Operation Warp Speed: 4 Questions (and Answers) About the COVID-19 Vaccine
Here are four questions about the COVID-19 vaccine, answered by retired Army Lieutenant General Paul Ostrowski of Operation Warp Speed.
Air Date: January 6, 2021
Moderator: Suzanne P. Clark, President and CEO, U.S. Chamber of Commerce
Featured Guests: Lieutenant General Paul A. Ostrowski, Retired, United States Army
With the COVID-19 vaccine being rolled out across the United States, there is optimism that the country could look like its normal self in the near future. Typically, vaccines can take years to research and develop. The current batch of coronavirus vaccines only took a matter of months, making it a miracle of modern medicine. Still, there is some skepticism and questions over the vaccine.
In the spring of 2020, the federal government created Operation Warp Speed to combat the virus. They worked tirelessly since the start of the pandemic to coordinate vaccine development and distribution. Retired Army Lieutenant General Paul Ostrowski has been one of the leads on that process.
To address the concerns regarding the COVID-19 vaccine, he recently spoke with the U.S. Chamber of Commerce Foundation. Here are four questions about the COVID-19 vaccine that Lieutenant General Ostrowski has put to rest.
How is the COVID-19 Vaccine Distributed?
“Once the FDA gives the [verdict] for us to move forward with an emergency use authorization, the first thing that happens is that the production of those vaccines continues,” Ostrowski said. “Once the vaccines are releasable, the 64 jurisdictions have the opportunity to then order those particular vaccines based on a fair and equitable distribution across all 64 jurisdictions.”
After the jurisdictions order their supply of the vaccines, they’re shipped in specialized packaging through UPS and FedEx working through federal contracts. Once they’re delivered, it’s up to local authorities to determine who gets the vaccine and how it’s distributed.
“The States understand their populations [and] know what their priorities are,” Ostrowski said. “The best way to do it [is through] centralized planning and decentralized execution of the actual administration.”
Can I Trust the COVID-19 Vaccine?
Ostrowski noted that the U.S. has many leading scientists and pharmaceutical companies in the world, which is reassuring when deciding whether the vaccine is safe and effective.

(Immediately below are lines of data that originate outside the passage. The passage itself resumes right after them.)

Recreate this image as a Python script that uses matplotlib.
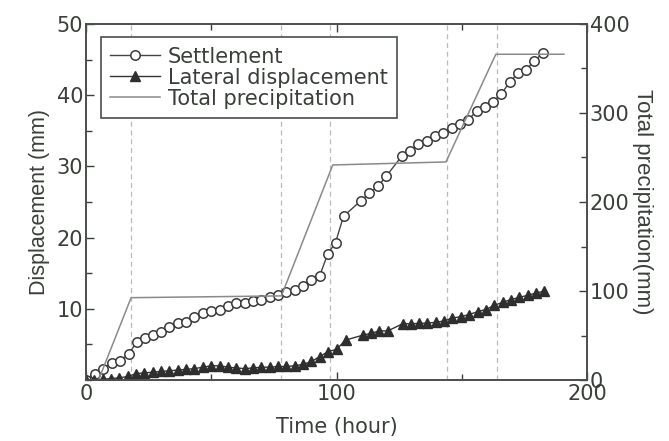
import matplotlib
matplotlib.use("Agg")
import matplotlib.pyplot as plt
from matplotlib.ticker import MultipleLocator

plt.rcParams['font.family'] = ['DejaVu Sans']

# settlement (mm) vs time (hour)
settle_t = [0, 3.6, 6.9, 10.2, 13.5, 17, 20.2, 23.5, 26.8, 30, 33.3, 36.6, 40, 43.3,
            46.6, 50, 53.3, 56.6, 60, 63.3, 66.6, 70, 73.3, 76.6, 80, 83.3, 86.6, 90,
            93.3, 96.5, 99.6, 102.8, 109.8, 113, 116.5, 119.8, 126.2, 129.4, 132.7,
            136, 139.4, 142.6, 146, 149.3, 152.6, 155.9, 159.2, 162.5, 165.8, 169.1,
            172.4, 175.7, 179, 182.3]
settle_v = [0, 0.9, 1.6, 2.4, 2.7, 3.65, 5.3, 5.85, 6.3, 6.8, 7.5, 7.95, 8.2, 8.9,
            9.45, 9.7, 9.9, 10.4, 10.8, 10.8, 11.1, 11.3, 11.7, 11.9, 12.3, 12.6, 13.2, 14.0,
            14.65, 17.7, 19.3, 23.0, 25.2, 26.2, 27.2, 28.6, 31.5, 32.2, 33.2,
            33.6, 34.3, 34.7, 35.4, 36.0, 36.5, 37.8, 38.4, 39.1, 40.2, 41.8,
            43.1, 43.6, 44.8, 45.9]

# lateral displacement (mm)
lat_t = [0, 3.3, 6.7, 10, 13.3, 16.7, 20, 23.3, 26.7, 30, 33.3, 36.7, 40, 43.3, 46.7,
         50, 53.3, 56.7, 60, 63.3, 66.7, 70, 73.3, 76.7, 80, 83.3, 86.7, 90, 93.3, 96.7,
         100, 103.6, 110.5, 113.8, 117, 120.5, 126.4, 129.7, 133, 136.3, 139.6, 143,
         146.3, 149.7, 153, 156.3, 159.6, 163, 166.3, 169.6, 173, 176.3, 179.6, 183]
lat_v = [0, 0.0, 0.1, 0.2, 0.3, 0.5, 0.9, 1.0, 1.1, 1.2, 1.3, 1.4, 1.5, 1.6, 1.8,
         2.0, 2.0, 1.8, 1.7, 1.6, 1.7, 1.8, 1.8, 1.9, 1.9, 2.0, 2.2, 2.6, 3.3, 4.0,
         4.3, 5.6, 6.3, 6.55, 6.9, 6.9, 7.9, 7.9, 7.95, 8.0, 8.1, 8.3,
         8.7, 8.9, 9.2, 9.6, 9.9, 10.5, 10.9, 11.3, 11.6, 11.9, 12.2, 12.5]

# total precipitation (mm)
rain_t = [5, 18, 78, 98.5, 143.7, 163.6, 190.8]
rain_v = [0, 92.5, 94.5, 241.6, 245, 366, 366]

# rain event boundaries (hour)
events = [18, 78, 97.6, 144, 164]

txt = '#3a3f3a'

fig = plt.figure(figsize=(6.69, 4.41), dpi=100)
ax = fig.add_axes([0.1286, 0.1383, 0.7488, 0.8073])
ax2 = ax.twinx()

for e in events:
    ax.axvline(e, color='#bbbbbb', lw=0.9, ls=(0, (4, 3)), zorder=0)

l1, = ax.plot(settle_t, settle_v, '-o', color='#444444', lw=1.0, ms=6.8,
              mfc='white', mec='#3a3a3a', mew=1.1, label='Settlement')
l2, = ax.plot(lat_t, lat_v, '-^', color='#333333', lw=1.0, ms=6.5,
              mfc='#2e2e2e', mec='#2e2e2e', label='Lateral displacement')
l3, = ax2.plot(rain_t, rain_v, '-', color='#8a8a8a', lw=1.1, label='Total precipitation')

ax.set_xlim(0, 200)
ax.set_ylim(0, 50)
ax2.set_ylim(0, 400)

ax.set_xticks([0, 100, 200])
ax.xaxis.set_minor_locator(MultipleLocator(50))
ax.set_yticks([10, 20, 30, 40, 50])
ax.yaxis.set_minor_locator(MultipleLocator(5))
ax2.set_yticks([0, 100, 200, 300, 400])
ax2.yaxis.set_minor_locator(MultipleLocator(50))

for a in (ax, ax2):
    a.tick_params(which='both', direction='in', colors=txt, labelsize=15)
    a.tick_params(which='major', length=6, width=1)
    a.tick_params(which='minor', length=4, width=1)
    for s in a.spines.values():
        s.set_color('#4a4f4a')
        s.set_linewidth(1.2)
ax.tick_params(axis='x', which='both', top=True, pad=3)
ax.tick_params(axis='y', pad=2)
ax2.tick_params(axis='y', pad=2)

ax.set_xlabel('Time (hour)', fontsize=15, color=txt, labelpad=9)
ax.set_ylabel('Displacement (mm)', fontsize=15.5, color=txt, labelpad=5,
              family='Liberation Sans')
ax2.set_ylabel('Total precipitation(mm)', fontsize=16, color=txt, rotation=-90,
               labelpad=17, family='Liberation Sans')

leg = ax2.legend(handles=[l1, l2, l3], loc='upper left', bbox_to_anchor=(0.03, 0.963),
                 fontsize=15, frameon=True, fancybox=False, edgecolor='#4a4f4a',
                 framealpha=1, borderpad=0.45, labelspacing=0.05, handlelength=2.4,
                 handletextpad=0.35, borderaxespad=0)
leg.get_frame().set_linewidth(1.2)
for t in leg.get_texts():
    t.set_color(txt)

fig.savefig('out.png', dpi=100)
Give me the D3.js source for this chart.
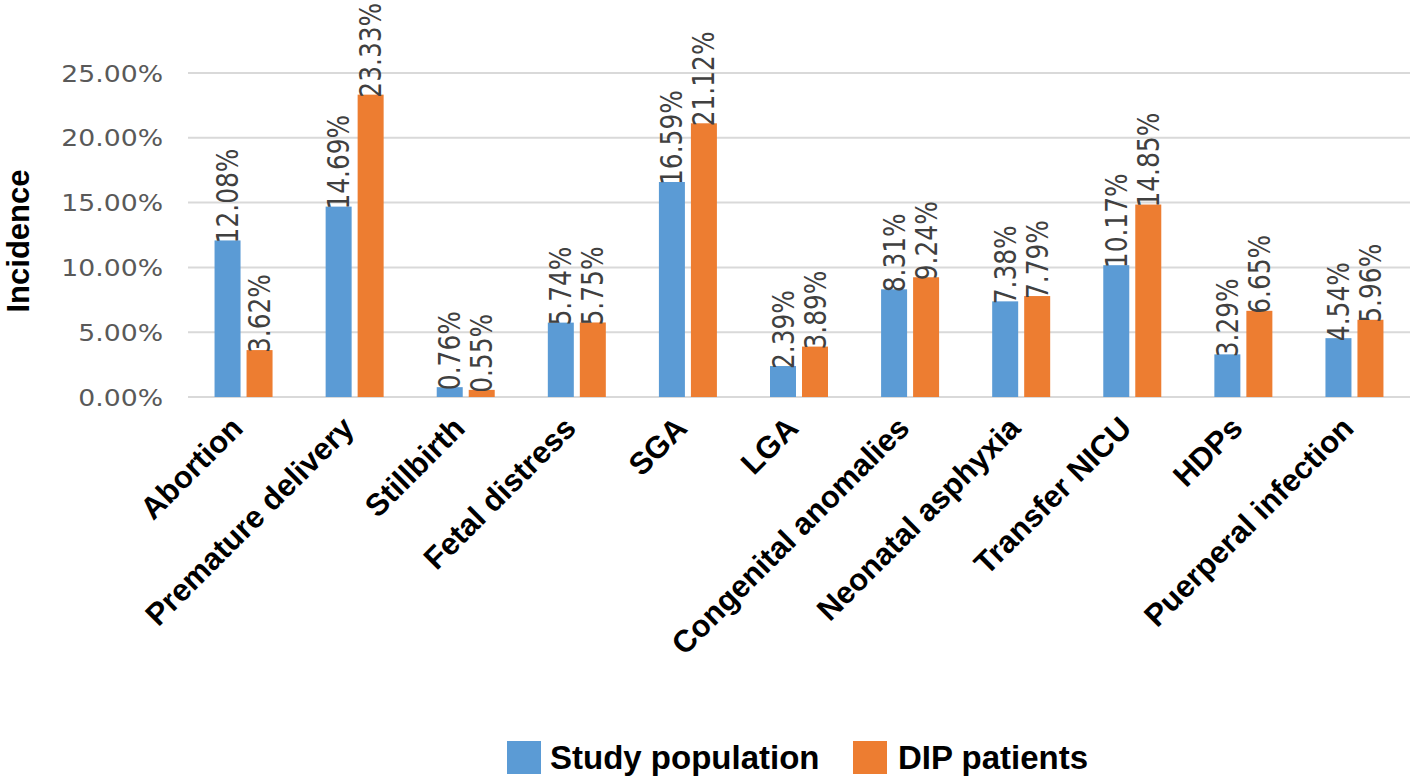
<!DOCTYPE html>
<html><head><meta charset="utf-8">
<script src="https://cdn.jsdelivr.net/npm/d3@7"></script>
<style>body{margin:0;background:#fff}</style>
</head><body>
<svg id="c" width="1416" height="780"></svg>
<script>
const categories = ["Abortion","Premature delivery","Stillbirth","Fetal distress","SGA","LGA","Congenital anomalies","Neonatal asphyxia","Transfer NICU","HDPs","Puerperal infection"];
const studyPopulation = [12.08,14.69,0.76,5.74,16.59,2.39,8.31,7.38,10.17,3.29,4.54];
const dipPatients = [3.62,23.33,0.55,5.75,21.12,3.89,9.24,7.79,14.85,6.65,5.96];
const seriesNames = ["Study population","DIP patients"];
const yTicks = [0,5,10,15,20,25];
const colors = ["#5B9BD5","#ED7D31"];

const svg = d3.select("#c");
const m = {left:188, right:1410, top:73, bottom:397};
const x = d3.scaleBand().domain(categories).range([m.left,m.right]).paddingInner(0).paddingOuter(0);
const y = d3.scaleLinear().domain([0,25]).range([m.bottom,m.top]);

// gridlines
svg.append("g").selectAll("line").data(yTicks).join("line")
  .attr("x1",m.left).attr("x2",m.right)
  .attr("y1",d=>y(d)).attr("y2",d=>y(d))
  .attr("stroke","#d9d9d9").attr("stroke-width",2);

// y tick labels
svg.append("g").selectAll("text").data(yTicks).join("text")
  .attr("transform",d=>`translate(163,${y(d)+8.5}) scale(1.16,1)`)
  .attr("text-anchor","end")
  .attr("font-family","DejaVu Sans").attr("font-size",23).attr("fill","#595959")
  .text(d=>d.toFixed(2)+"%");

// y title
svg.append("text").attr("transform","translate(29,241) rotate(-90)")
  .attr("text-anchor","middle").attr("font-family","Liberation Sans, Arial").attr("font-weight","bold")
  .attr("font-size",31).attr("fill","#000").text("Incidence");

const bw = 26, gap = 6;
const series = [studyPopulation, dipPatients];
series.forEach((vals,si)=>{
  const g = svg.append("g");
  const off = si===0 ? -(bw+gap/2) : gap/2;
  g.selectAll("rect").data(vals).join("rect")
    .attr("x",(d,i)=>x(categories[i])+x.bandwidth()/2+off)
    .attr("width",bw)
    .attr("y",d=>y(d)).attr("height",d=>y(0)-y(d))
    .attr("fill",colors[si]);
  g.selectAll("text").data(vals).join("text")
    .attr("transform",(d,i)=>`translate(${x(categories[i])+x.bandwidth()/2+off+bw-2.5},${y(d)+3}) rotate(-90) scale(0.83,1)`)
    .attr("font-family","DejaVu Sans").attr("font-size",30).attr("fill","#404040")
    .text(d=>d.toFixed(2)+"%");
});

// x labels
svg.append("g").selectAll("text").data(categories).join("text")
  .attr("transform",d=>`translate(${x(d)+x.bandwidth()/2+1},${430}) rotate(-45)`)
  .attr("text-anchor","end")
  .attr("font-family","Liberation Sans, Arial").attr("font-weight","bold").attr("font-size",31)
  .attr("fill","#000").text(d=>d);

// legend
const lg = svg.append("g");
const lx = [507,853];
const tx = [550,898];
seriesNames.forEach((n,i)=>{
  lg.append("rect").attr("x",lx[i]).attr("y",741).attr("width",34).attr("height",33).attr("fill",colors[i]);
  lg.append("text").attr("x",tx[i]).attr("y",769)
    .attr("font-family","Liberation Sans, Arial").attr("font-weight","bold").attr("font-size",33)
    .attr("fill","#000").text(n);
});
</script>
</body></html>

In terms of the extensive clinical trials for the COVID vaccine, “[We’ve had] 30,000 participants or more per clinical trial, each of which got either the placebo or the actual vaccine … We've got the science that backed it,” Ostrowski added. “Fifteen years’ worth of science and research, if not more, went into these vaccines that we’re in a process of manufacturing today."
When Will the General Public Be Able to Get Vaccinated for COVID-19?
“Working with the advisory committee on immunization practices, we've got the groups,” said Ostrowski. “[1A is] healthcare workers and long-term health care facilities and skilled nursing facilities. The next group is [1B], which are essential workers along with the elderly 75 and older.”
“[As far as] the rest of America, I can anticipate that being at the latter part of March [or] early April when we particularly bring those particular groups in, because we still have a little bit more of group one to go,” he added.
When Will the United States Reach Herd Immunity from COVID-19?
In order to truly return the country to normal, people need to reach a herd immunity to COVID-19. However, this will take time — especially if people are unwilling to be vaccinated.
“Dr. Fucci says somewhere between 70% to 80% of Americans … [must] either [get] a vaccine or [get] the actual disease itself in order for us to be able to reach that herd immunity piece,” said Ostrowski.
“Our intent is to ensure that we vaccinate everyone, even those [who] have already had COVID … because we just don't have any idea whether or not COVID could be [recurring], whether we are going to need yearly boosters and those kinds of things.”